Arrays in C
In C, you want to remember that an array is just an address in memory, plus a length and an object type. When you pass it as an argument to a function or a return value from a function, the length gets forgotten and it’s treated interchangeably with the address of the first element. This has led to a lot of security bugs in programs that either read or write past the end of a buffer.
The name of an array automatically converts to the address of its first element in most contexts, so you can for example pass either arrays or pointers to memmove()
, but there are a few exceptions where the fact it also has a length matters. The sizeof()
operator on an array is the number of bytes in the array, but sizeof()
a pointer is the size of a pointer variable. So if we declare int a[SIZE];
, sizeof(a)
is the same as sizeof(int)*(size_t)(SIZE)
, whereas sizeof(&a[0])
is the same as sizeof(int*)
. Another important one is that the compiler can often tell at compile time if an array access is out of bounds, whereas it does not know which accesses to a pointer are safe.
How to Return an Array
If you want to return a pointer to the same, static array, and it’s fine that you’ll get the same array each time you call the function, you can do this:
#define ARRAY_SIZE 32U
int* get_static_array(void)
{
static int the_array[ARRAY_SIZE];
return the_array;
}
You must not call free()
on a static array.
If you want to create a dynamic array, you can do something like this, although it is a contrived example:
#include <stdlib.h>
int* make_dynamic_array(size_t n)
// Returns an array that you must free with free().
{
return calloc( n, sizeof(int) );
}
The dynamic array must be freed with free()

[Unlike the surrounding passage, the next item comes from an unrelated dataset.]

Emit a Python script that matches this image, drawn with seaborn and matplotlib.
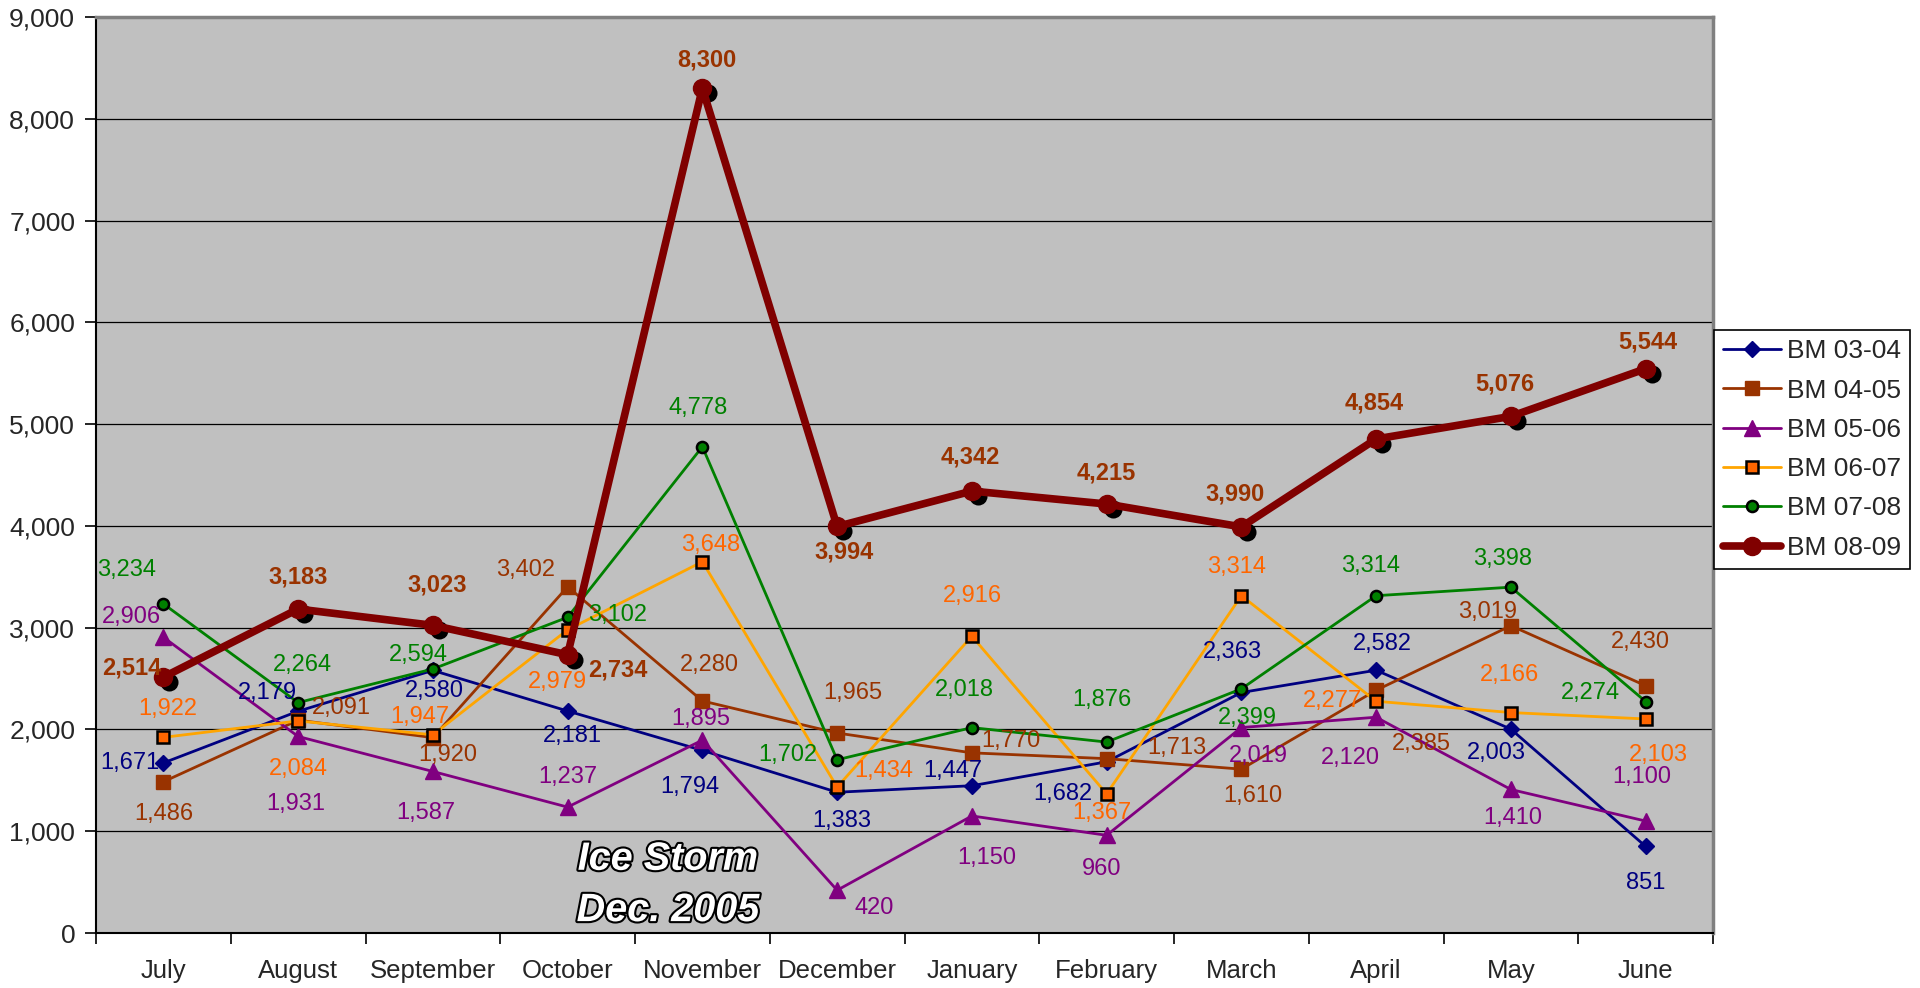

when you no longer need it, or the program will leak memory.
Practical Advice
For anything that simple, you would actually write:
int * const p = calloc( n, sizeof(int) );
Unless for some reason the array pointer would change, such as:
int* p = calloc( n, sizeof(int) );
/* ... */
p = realloc( p, new_size );
I would recommend calloc()
over malloc()
as a general rule, because it initializes the block of memory to zeroes, and malloc()
leaves the contents unspecified. That means, if you have a bug where you read uninitialized memory, using calloc()
will always give you predictable, reproducible results, and using malloc()
could give you different undefined behavior each time. In particular, if you allocate a pointer and then dereference it on an implementation where 0
is a trap value for pointers (like typical desktop CPUs), a pointer created by calloc()
will always give you a segfault immediately, while a garbage pointer created by malloc()
might appear to work, but corrupt any part of memory. That kind of bug is a lot harder to track down. It’s also easier to see in the debugger that memory is or is not zeroed out than whether an arbitrary value is valid or garbage.
Further Discussion
In the comments, one person objects to some of the terminology I used. In particular, C++ offers a few different kinds of ways to return a reference to an array that preserve more information about its type, for example:
#include <array>
#include <cstdlib>
using std::size_t;
constexpr size_t size = 16U;
using int_array = int[size];
int_array& get_static_array()
{
static int the_array[size];
return the_array;
}
std::array<int, size>& get_static_std_array()
{
static std::array<int, size> the_array;
return the_array;
}
So, one commenter (if I understand correctly) objects that the phrase “return an array” should only refer to this kind of function. I use the phrase more broadly than that, but I hope that clarifies what happens when you return the_array;
in C. You get back a pointer. The relevance to you is that you lose the information about the size of the array, which makes it very easy to write security bugs in C that read or write past the block of memory allocated for an array.
There was also some kind of objection that I shouldn’t have told you that using calloc()
instead of malloc()
to dynamically allocate structures and arrays that contain pointers will make almost all modern CPUs segfault if you dereference those pointers before you initialize them. For the record: this is not true of absolutely all CPUs, so it’s not portable behavior. Some CPUs will not trap. Some old mainframes will trap on a special pointer value other than zero. However, it’s come in very handy when I’ve coded on a desktop or workstation. Even if you’re running on one of the exceptions, at least your pointers will have the same value each time, which should make the bug more reproducible, and when you debug and look at the pointer, it will be immediately obvious that it’s zero, whereas it will not be immediately obvious that a pointer is garbage.